On May 28, the Cincinnati Zoo shot and killed an endangered western lowland gorilla after a 4-year-old boy fell into its enclosure. The gorilla, a large male named Harambe, took interest in the boy, dragged him through the enclosure's moat, and had hold of him when zoo officials made the decision to shoot him. The incident has sparked intense emotion around the world, and many are calling for the boy's mother to be charged or investigated for child negligence. Considering the outcry, could the mother be charged for Harambe's death?
While some may want charges brought against the zoo or the boy's parents, it's unlikely to happen. According to the Associated Press, Lt. Steve Saunders, Cincinnati police spokesperson, said Sunday that there are no plans to charge the boy's parents. However, Reuters also reported Monday that the Hamilton County Prosecuting Attorney could eventually seek charges against the parents.
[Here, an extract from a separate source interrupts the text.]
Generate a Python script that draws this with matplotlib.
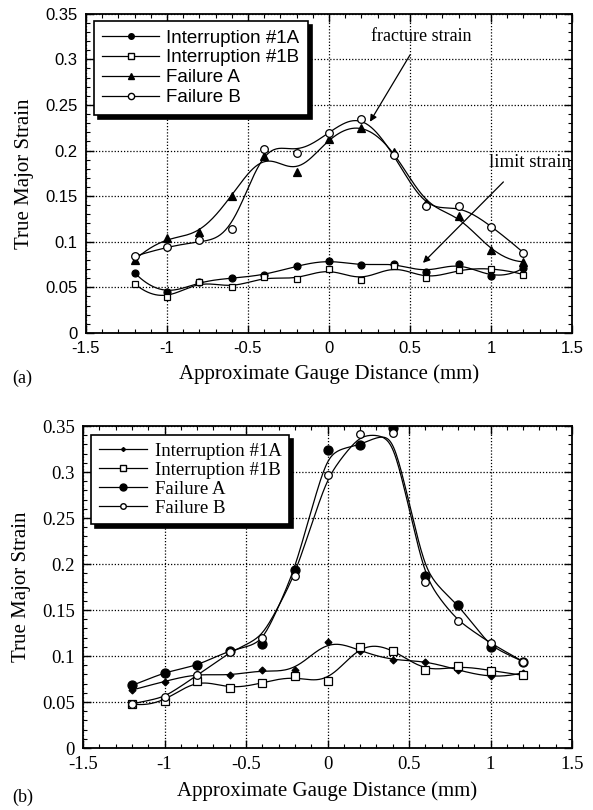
import numpy as np
import matplotlib
matplotlib.use("Agg")
import matplotlib.pyplot as plt
from matplotlib.ticker import MultipleLocator

# gauge positions (mm)
x = [-1.2, -1.0, -0.8, -0.6, -0.4, -0.2, 0.0, 0.2, 0.4, 0.6, 0.8, 1.0, 1.2]

# panel (a)
a_int1a = [0.066, 0.045, 0.056, 0.060, 0.064, 0.073, 0.079, 0.074, 0.076, 0.067, 0.076, 0.062, 0.071]
a_int1b = [0.054, 0.039, 0.056, 0.050, 0.061, 0.059, 0.070, 0.058, 0.073, 0.060, 0.069, 0.070, 0.064]
a_failA = [0.080, 0.104, 0.111, 0.150, 0.194, 0.176, 0.213, 0.225, 0.198, 0.142, 0.128, 0.091, 0.078]
a_failB = [0.084, 0.094, 0.102, 0.114, 0.202, 0.197, 0.219, 0.235, 0.195, 0.139, 0.139, 0.116, 0.088]

# panel (b)
b_int1a = [0.063, 0.072, 0.080, 0.079, 0.085, 0.085, 0.115, 0.105, 0.096, 0.094, 0.085, 0.078, 0.082]
b_int1b = [0.048, 0.051, 0.073, 0.065, 0.071, 0.078, 0.073, 0.110, 0.106, 0.085, 0.089, 0.084, 0.079]
b_failA = [0.068, 0.082, 0.090, 0.106, 0.113, 0.193, 0.324, 0.329, 0.348, 0.187, 0.156, 0.110, 0.094]
b_failB = [0.048, 0.055, 0.079, 0.104, 0.120, 0.187, 0.297, 0.341, 0.342, 0.180, 0.138, 0.114, 0.094]

labels = ["Interruption #1A", "Interruption #1B", "Failure A", "Failure B"]
xticks = [-1.5, -1, -0.5, 0, 0.5, 1, 1.5]
xticklabels = ["-1.5", "-1", "-0.5", "0", "0.5", "1", "1.5"]
yticks = [0, 0.05, 0.1, 0.15, 0.2, 0.25, 0.3, 0.35]
yticklabels = ["0", "0.05", "0.1", "0.15", "0.2", "0.25", "0.3", "0.35"]

SERIF = "Liberation Serif"
SANS = "Liberation Sans"


def smooth(xv, yv, bw=0.15, deg=2):
    # local polynomial kernel smoother, like the plotting program's "smooth" fit
    xv = np.asarray(xv)
    yv = np.asarray(yv)
    xs = np.linspace(xv.min(), xv.max(), 300)
    ys = []
    for x0 in xs:
        w = np.exp(-0.5 * ((xv - x0) / bw) ** 2)
        A = np.vstack([(xv - x0) ** k for k in range(deg + 1)]).T
        AtW = A.T * w
        coef = np.linalg.solve(AtW @ A + 1e-9 * np.eye(deg + 1), AtW @ yv)
        ys.append(coef[0])
    return xs, np.array(ys)


def style_axes(ax, tickfont, ticksize):
    ax.set_xlim(-1.5, 1.5)
    ax.set_ylim(0, 0.35)
    ax.set_xticks(xticks)
    ax.set_xticklabels(xticklabels, family=tickfont, fontsize=ticksize)
    ax.set_yticks(yticks)
    ax.set_yticklabels(yticklabels, family=tickfont, fontsize=ticksize)
    ax.xaxis.set_minor_locator(MultipleLocator(0.1))
    ax.yaxis.set_minor_locator(MultipleLocator(0.01))
    ax.tick_params(which="both", direction="in", top=True, right=True, color="black")
    ax.tick_params(which="major", length=6, width=1.0, pad=6)
    ax.tick_params(which="minor", length=3, width=0.8)
    ax.grid(True, which="major", linestyle=(0, (1, 1.5)), color="black", linewidth=0.9)
    for s in ax.spines.values():
        s.set_linewidth(1.3)
    ax.set_xlabel("Approximate Gauge Distance (mm)", family=SERIF, fontsize=15, labelpad=6)
    ax.set_ylabel("True Major Strain", family=SERIF, fontsize=15, labelpad=8)


def draw_series(ax, yv, marker, ms, mfc, bw, deg):
    xs, ys = smooth(x, yv, bw, deg)
    ax.plot(xs, ys, color="black", lw=0.9, zorder=3)
    ax.plot(x, yv, linestyle="none", marker=marker, ms=ms, mfc=mfc, mec="black",
            mew=0.9, zorder=4)


fig = plt.figure(figsize=(5.93, 8.10), dpi=100)

# ---- panel (a)
ax1 = fig.add_axes([0.145, 0.589, 0.8196, 0.394])
style_axes(ax1, SANS, 12)
specs_a = [("o", 5, "black"), ("s", 5, "white"), ("^", 5.5, "black"), ("o", 5.5, "white")]
for yv, (m, ms, fc) in zip([a_int1a, a_int1b, a_failA, a_failB], specs_a):
    draw_series(ax1, yv, m, ms, fc, 0.15, 2)
handles = [plt.Line2D([], [], color="black", lw=0.9, marker=m, ms=ms - 1, mfc=fc, mec="black")
           for m, ms, fc in specs_a]
leg = ax1.legend(handles, labels, loc="upper left", bbox_to_anchor=(0.005, 0.995),
                 prop={"family": SANS, "size": 13.5}, frameon=True, fancybox=False,
                 edgecolor="black", framealpha=1, handlelength=3.0, labelspacing=0.15,
                 borderpad=0.45, handletextpad=0.4, borderaxespad=0.3,
                 shadow={"color": "black", "alpha": 1, "ox": 3, "oy": -3})
leg.get_frame().set_linewidth(1.2)
leg.set_zorder(10)

ax1.annotate("fracture strain", xy=(0.253, 0.2316), xytext=(0.568, 0.325),
             ha="center", va="center", family=SERIF, fontsize=13,
             arrowprops=dict(arrowstyle="-|>", color="black", lw=0.9,
                             shrinkA=6, shrinkB=0, mutation_scale=10))
ax1.annotate("limit strain", xy=(0.58, 0.0768), xytext=(0.99, 0.1866),
             ha="left", va="center", family=SERIF, fontsize=13.5, annotation_clip=False,
             arrowprops=dict(arrowstyle="-|>", color="black", lw=0.9,
                             shrinkA=8, shrinkB=0, mutation_scale=10,
                             relpos=(0.3, 0)))

fig.text(0.02, 0.533, "(a)", family=SERIF, fontsize=13, va="center")

# ---- panel (b)
ax2 = fig.add_axes([0.14, 0.0765, 0.8246, 0.3975])
style_axes(ax2, SERIF, 13.5)
specs_b = [("D", 3.5, "black"), ("s", 6, "white"), ("o", 6.5, "black"), ("o", 5.5, "white")]
fits_b = [(0.15, 2), (0.15, 2), (0.1, 1), (0.1, 1)]
for yv, (m, ms, fc), (bw, deg) in zip([b_int1a, b_int1b, b_failA, b_failB], specs_b, fits_b):
    draw_series(ax2, yv, m, ms, fc, bw, deg)
handles = [plt.Line2D([], [], color="black", lw=0.9, marker=m, ms=ms - 1.5, mfc=fc, mec="black")
           for m, ms, fc in specs_b]
leg = ax2.legend(handles, labels, loc="upper left", bbox_to_anchor=(0.005, 0.99),
                 prop={"family": SERIF, "size": 13.5}, frameon=True, fancybox=False,
                 edgecolor="black", framealpha=1, handlelength=2.6, labelspacing=0.1,
                 borderpad=0.4, handletextpad=0.4, borderaxespad=0.3,
                 shadow={"color": "black", "alpha": 1, "ox": 3, "oy": -3})
leg.get_frame().set_linewidth(1.2)
leg.set_zorder(10)

fig.text(0.02, 0.016, "(b)", family=SERIF, fontsize=13, va="center")

fig.savefig("out.png", dpi=100)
Critics have not slowed their call for charges to be pressed, however. On Tuesday, a petition calling for the Child Protective Services to investigate the boy's mother had over 50,000 signatures. "Michelle was not watching her child after the child spoke about 'swimming' in the gorilla enclosure," the petition reads. "Because this mother couldn't watch/control her child, a almost extinct gorilla is now dead."
A Facebook group called Justice for Harambe, which has received over 100,000 likes, also urges its followers to sign a petition to instate "Harambe's Law." The petition was started by Annie Gutierrez, founder of the Gorilla Passion Project, and will be delivered to Ohio state representative Denise Driehaus and Ohio senator Cecil Thomas. In the petition, Gutierrez writes:
To ensure this never happens again, we would like to enact Harambe's Law, that if at anytime this shall occur, the negligent party and or party's be held financially and criminally responsible for any harm and or loss to an animal, specifically when said animal is Critically Endangered.
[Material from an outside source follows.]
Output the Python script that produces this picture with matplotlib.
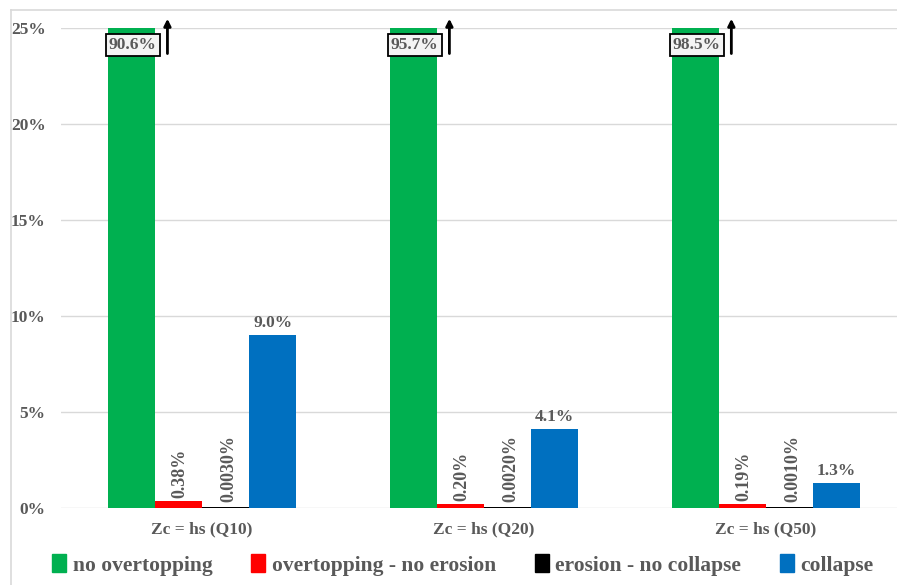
import numpy as np
import matplotlib.pyplot as plt
from matplotlib.patches import Patch
from matplotlib.lines import Line2D

# ---------- data ----------
groups = ["Zc = hs (Q10)", "Zc = hs (Q20)", "Zc = hs (Q50)"]
series = ["no overtopping", "overtopping - no erosion", "erosion - no collapse", "collapse"]
no_overtop = [90.6, 95.7, 98.5]
overtop_no_erosion = [0.38, 0.20, 0.19]
erosion_no_collapse = [0.0030, 0.0020, 0.0010]
collapse = [9.0, 4.1, 1.3]
lbl_overtop = ["0.38%", "0.20%", "0.19%"]
lbl_erosion = ["0.0030%", "0.0020%", "0.0010%"]
lbl_collapse = ["9.0%", "4.1%", "1.3%"]

YMAX = 25
colors = ["#00B050", "#FF0000", "#000000", "#0070C0"]
TXT = "#595959"

plt.rcParams.update({"font.family": "Liberation Serif", "font.weight": "bold"})

fig = plt.figure(figsize=(8.97, 5.85), dpi=100)
W, H = 897, 585
ax = fig.add_axes([61 / W, 1 - 508 / H, (W - 61) / W, (508 - 27.5) / H])

x = np.arange(len(groups))
w = 0.167
offs = np.array([-1.5, -0.5, 0.5, 1.5]) * w
vals = [no_overtop, overtop_no_erosion, erosion_no_collapse, collapse]
for off, v, c in zip(offs, vals, colors):
    ax.bar(x + off, np.minimum(v, YMAX), w, color=c, zorder=2)
# the tiny erosion bars still need a visible line
ax.bar(x + offs[2], [0.06] * 3, w, color=colors[2], zorder=2)

ax.set_xlim(-0.5, 2.465)
ax.set_ylim(0, YMAX)
ax.set_yticks(np.arange(0, 26, 5))
ax.set_yticklabels([f"{t}%" for t in range(0, 26, 5)])
ax.set_xticks(x)
ax.set_xticklabels(groups)
ax.tick_params(length=0, colors=TXT, labelsize=12.5)
ax.tick_params(axis="y", pad=11)
ax.tick_params(axis="x", pad=10)
ax.grid(axis="y", color="#D9D9D9", lw=1, zorder=0)
for s in ax.spines.values():
    s.set_visible(False)

# clipped green bars: boxed value + arrow pointing off the scale
for xi, v in zip(x, no_overtop):
    ax.text(xi + offs[0] + 0.005, 24.1, f"{v:.1f}%", ha="center", va="center",
            fontsize=12.5, color=TXT, zorder=4,
            bbox=dict(boxstyle="square,pad=0.18", fc="#F4F4F4", ec="black", lw=1.3))
    ax.annotate("", xy=(xi + offs[0] + 0.128, 25.6), xytext=(xi + offs[0] + 0.128, 23.5),
                arrowprops=dict(arrowstyle="-|>", color="black", lw=2, mutation_scale=10),
                annotation_clip=False, zorder=4)

for xi, v, t in zip(x, overtop_no_erosion, lbl_overtop):
    ax.text(xi + offs[1] + 0.005, v + 0.15, t, rotation=90, ha="center", va="bottom",
            fontsize=13, color=TXT)
for xi, v, t in zip(x, erosion_no_collapse, lbl_erosion):
    ax.text(xi + offs[2] + 0.012, v + 0.3, t, rotation=90, ha="center", va="bottom",
            fontsize=13, color=TXT)
for xi, v, t in zip(x, collapse, lbl_collapse):
    ax.text(xi + offs[3], v + 0.2, t, ha="center", va="bottom", fontsize=12.5, color=TXT)

handles = [Patch(color=c) for c in colors]
fig.legend(handles, series, loc="center", bbox_to_anchor=(463 / W, 1 - 565 / H), ncol=4,
           frameon=False, handlelength=0.65, handleheight=0.85, handletextpad=0.3,
           columnspacing=1.8, prop=dict(family="Liberation Serif", weight="bold", size=15.5),
           labelcolor=TXT)

# chart area border (top and left edges)
fig.add_artist(Line2D([11 / W, 1], [1 - 10 / H, 1 - 10 / H], color="#D9D9D9", lw=1.2))
fig.add_artist(Line2D([11 / W, 11 / W], [0, 1 - 10 / H], color="#D9D9D9", lw=1.2))

fig.savefig("out.png", dpi=100)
Others have argued that the incident at the Cincinnati Zoo indicates a wider problem of holding wild animals in captivity. According to WCPO, People for the Ethical Treatment of Animals released a statement weighing in on Harambe's death. "Yet again, captivity has taken an animal's life," PETA Primatologist Julia Gallucci said.
The gorilla enclosure should have been surrounded by a secondary barrier between the humans and the animals to prevent exactly this type of incident. ... Even under the best circumstances, captivity is never acceptable for gorillas or other primates, and in cases like this, it's even deadly.
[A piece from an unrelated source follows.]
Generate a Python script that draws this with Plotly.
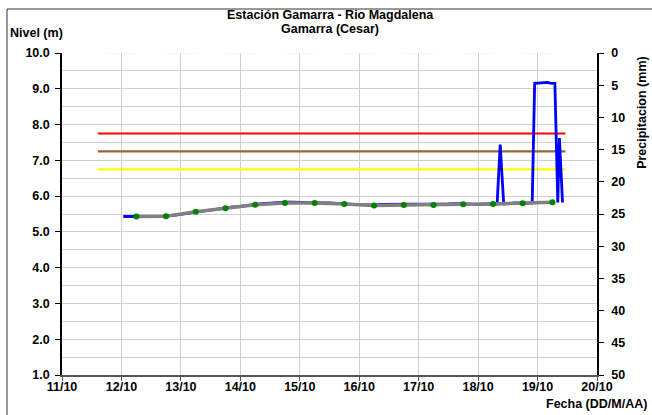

While it seems unlikely that charges will be brought against the boy's parents or the Cincinnati Zoo for the incident, Harambe's death certainly caused plenty of discussion online, brought commentary on zoos into the spotlight, and highlighted the conservation of western lowland gorillas. Those who still want to take action in Harambe's memory can donate to conservation charities and take their business to see animals in their natural habitats.